** Start **

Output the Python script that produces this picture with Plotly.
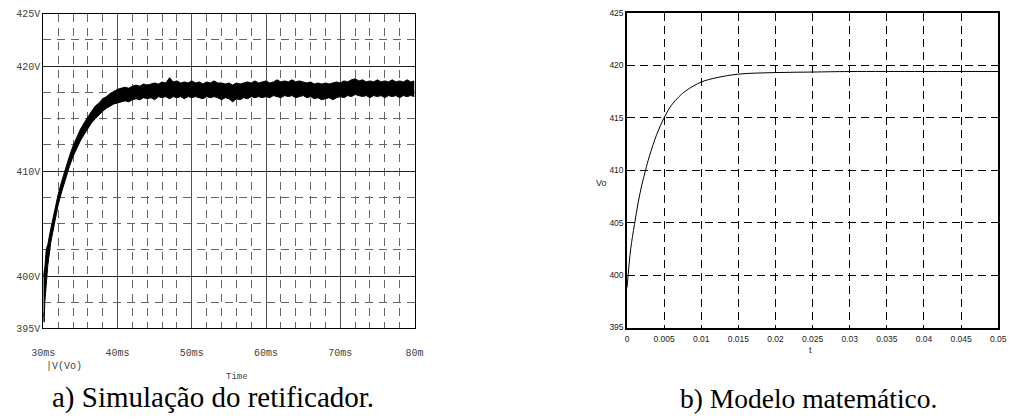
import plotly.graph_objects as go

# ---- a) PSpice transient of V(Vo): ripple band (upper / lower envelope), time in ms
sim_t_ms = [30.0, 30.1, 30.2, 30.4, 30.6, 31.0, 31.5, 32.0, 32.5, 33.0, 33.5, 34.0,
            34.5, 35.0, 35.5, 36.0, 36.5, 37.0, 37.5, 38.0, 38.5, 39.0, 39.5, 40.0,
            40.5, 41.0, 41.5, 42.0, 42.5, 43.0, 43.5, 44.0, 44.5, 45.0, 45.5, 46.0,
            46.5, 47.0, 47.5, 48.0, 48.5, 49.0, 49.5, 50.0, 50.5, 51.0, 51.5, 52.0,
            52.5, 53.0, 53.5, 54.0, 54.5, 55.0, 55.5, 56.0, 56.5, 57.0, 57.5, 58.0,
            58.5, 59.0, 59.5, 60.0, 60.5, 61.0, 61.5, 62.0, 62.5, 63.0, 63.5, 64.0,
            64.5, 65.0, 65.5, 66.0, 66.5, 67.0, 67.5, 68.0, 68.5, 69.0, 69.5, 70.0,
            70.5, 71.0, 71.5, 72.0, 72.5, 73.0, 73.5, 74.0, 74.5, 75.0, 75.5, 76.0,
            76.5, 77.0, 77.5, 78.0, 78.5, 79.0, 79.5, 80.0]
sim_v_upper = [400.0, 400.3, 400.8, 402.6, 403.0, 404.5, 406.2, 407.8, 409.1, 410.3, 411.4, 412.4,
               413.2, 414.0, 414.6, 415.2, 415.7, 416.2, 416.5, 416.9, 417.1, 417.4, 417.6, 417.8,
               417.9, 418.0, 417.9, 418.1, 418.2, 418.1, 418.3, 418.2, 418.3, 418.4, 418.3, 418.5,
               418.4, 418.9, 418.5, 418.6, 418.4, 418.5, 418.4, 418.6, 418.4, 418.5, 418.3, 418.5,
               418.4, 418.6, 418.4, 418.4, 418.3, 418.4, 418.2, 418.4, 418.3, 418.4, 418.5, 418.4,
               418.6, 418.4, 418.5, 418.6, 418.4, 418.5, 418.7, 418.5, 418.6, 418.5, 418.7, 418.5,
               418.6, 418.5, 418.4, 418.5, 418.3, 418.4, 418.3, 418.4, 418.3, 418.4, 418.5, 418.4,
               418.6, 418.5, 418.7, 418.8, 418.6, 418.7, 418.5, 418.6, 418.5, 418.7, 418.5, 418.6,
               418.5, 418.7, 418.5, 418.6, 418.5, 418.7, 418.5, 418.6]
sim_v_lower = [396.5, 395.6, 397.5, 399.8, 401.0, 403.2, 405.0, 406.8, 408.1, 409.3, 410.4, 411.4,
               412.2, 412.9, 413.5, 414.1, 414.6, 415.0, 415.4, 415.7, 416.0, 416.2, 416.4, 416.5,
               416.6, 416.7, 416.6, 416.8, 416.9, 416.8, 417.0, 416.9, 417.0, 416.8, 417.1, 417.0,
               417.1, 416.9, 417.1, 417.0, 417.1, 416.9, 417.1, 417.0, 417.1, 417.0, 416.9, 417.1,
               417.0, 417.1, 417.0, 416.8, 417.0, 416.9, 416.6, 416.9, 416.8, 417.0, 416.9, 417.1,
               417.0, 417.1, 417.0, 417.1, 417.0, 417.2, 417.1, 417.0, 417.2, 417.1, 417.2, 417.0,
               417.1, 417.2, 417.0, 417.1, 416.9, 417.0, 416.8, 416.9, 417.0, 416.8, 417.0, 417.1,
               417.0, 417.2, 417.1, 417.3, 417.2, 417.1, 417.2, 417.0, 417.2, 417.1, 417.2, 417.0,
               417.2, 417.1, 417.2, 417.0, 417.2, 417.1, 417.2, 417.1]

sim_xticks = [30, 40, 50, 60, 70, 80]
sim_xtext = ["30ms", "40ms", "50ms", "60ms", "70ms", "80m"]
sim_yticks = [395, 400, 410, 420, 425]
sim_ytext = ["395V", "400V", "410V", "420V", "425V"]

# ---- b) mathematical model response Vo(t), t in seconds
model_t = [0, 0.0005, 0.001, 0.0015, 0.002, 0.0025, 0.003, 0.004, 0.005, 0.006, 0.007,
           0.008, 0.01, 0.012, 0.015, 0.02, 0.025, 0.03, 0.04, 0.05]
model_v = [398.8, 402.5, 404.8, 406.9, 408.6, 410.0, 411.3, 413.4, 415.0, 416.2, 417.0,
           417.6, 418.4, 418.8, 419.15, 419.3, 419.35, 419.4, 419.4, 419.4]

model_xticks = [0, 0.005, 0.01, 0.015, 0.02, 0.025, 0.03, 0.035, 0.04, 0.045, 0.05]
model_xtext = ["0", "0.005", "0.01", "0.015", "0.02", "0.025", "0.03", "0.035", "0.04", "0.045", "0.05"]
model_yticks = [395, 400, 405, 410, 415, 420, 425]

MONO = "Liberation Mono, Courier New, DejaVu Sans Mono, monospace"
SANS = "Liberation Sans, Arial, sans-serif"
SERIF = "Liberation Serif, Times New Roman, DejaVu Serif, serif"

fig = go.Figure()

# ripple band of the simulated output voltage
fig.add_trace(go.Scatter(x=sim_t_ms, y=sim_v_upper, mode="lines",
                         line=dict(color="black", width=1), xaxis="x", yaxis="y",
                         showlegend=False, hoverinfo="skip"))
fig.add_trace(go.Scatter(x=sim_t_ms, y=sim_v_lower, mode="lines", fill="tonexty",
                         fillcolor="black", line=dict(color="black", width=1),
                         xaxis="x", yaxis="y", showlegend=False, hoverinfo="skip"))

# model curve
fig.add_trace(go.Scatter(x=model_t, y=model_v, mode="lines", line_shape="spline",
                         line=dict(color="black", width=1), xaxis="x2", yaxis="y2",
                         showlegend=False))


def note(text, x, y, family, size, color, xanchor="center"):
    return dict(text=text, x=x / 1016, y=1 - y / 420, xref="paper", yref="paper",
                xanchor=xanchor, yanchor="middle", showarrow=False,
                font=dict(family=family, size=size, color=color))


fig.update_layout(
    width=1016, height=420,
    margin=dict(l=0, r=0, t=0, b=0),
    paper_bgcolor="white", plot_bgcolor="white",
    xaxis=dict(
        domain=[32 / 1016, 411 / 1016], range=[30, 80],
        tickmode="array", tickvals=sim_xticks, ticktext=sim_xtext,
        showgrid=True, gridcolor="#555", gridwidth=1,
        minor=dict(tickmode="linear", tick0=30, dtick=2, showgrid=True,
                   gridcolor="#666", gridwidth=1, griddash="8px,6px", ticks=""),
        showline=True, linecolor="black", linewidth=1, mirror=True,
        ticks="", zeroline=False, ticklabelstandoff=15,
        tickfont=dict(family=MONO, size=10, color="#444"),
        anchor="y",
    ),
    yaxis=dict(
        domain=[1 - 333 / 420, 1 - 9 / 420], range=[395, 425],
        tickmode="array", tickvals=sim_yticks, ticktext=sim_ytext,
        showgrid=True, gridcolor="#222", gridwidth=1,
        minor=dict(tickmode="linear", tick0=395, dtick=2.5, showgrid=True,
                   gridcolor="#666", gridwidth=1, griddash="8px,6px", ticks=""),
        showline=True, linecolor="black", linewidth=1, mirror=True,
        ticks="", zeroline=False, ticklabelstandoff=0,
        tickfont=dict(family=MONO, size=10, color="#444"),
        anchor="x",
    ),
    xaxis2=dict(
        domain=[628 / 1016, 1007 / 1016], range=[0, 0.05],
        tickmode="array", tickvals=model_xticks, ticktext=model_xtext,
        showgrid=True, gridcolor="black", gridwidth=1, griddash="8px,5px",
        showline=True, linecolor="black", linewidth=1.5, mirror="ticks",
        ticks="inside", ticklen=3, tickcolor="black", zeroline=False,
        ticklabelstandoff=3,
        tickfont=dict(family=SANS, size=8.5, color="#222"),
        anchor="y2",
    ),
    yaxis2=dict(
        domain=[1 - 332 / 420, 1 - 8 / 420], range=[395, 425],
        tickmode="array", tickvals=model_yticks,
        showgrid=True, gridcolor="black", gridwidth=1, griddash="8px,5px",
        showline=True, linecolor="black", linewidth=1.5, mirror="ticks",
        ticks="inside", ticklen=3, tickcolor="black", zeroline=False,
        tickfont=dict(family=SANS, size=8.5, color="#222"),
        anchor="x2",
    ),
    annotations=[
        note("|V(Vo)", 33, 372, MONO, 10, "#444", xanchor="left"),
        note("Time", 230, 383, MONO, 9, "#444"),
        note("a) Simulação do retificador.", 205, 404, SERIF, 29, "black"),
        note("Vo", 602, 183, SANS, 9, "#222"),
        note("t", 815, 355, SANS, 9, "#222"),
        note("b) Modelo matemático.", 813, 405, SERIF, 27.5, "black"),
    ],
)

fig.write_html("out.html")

** End **

Give again, word for word, every line from the top of the data above to the line holding "import plotly.graph_objects as go", inclusive, with the pictures left out.

* _ANSWER FOR THE TASK_
Output the Python script that produces this picture with Plotly.
import plotly.graph_objects as go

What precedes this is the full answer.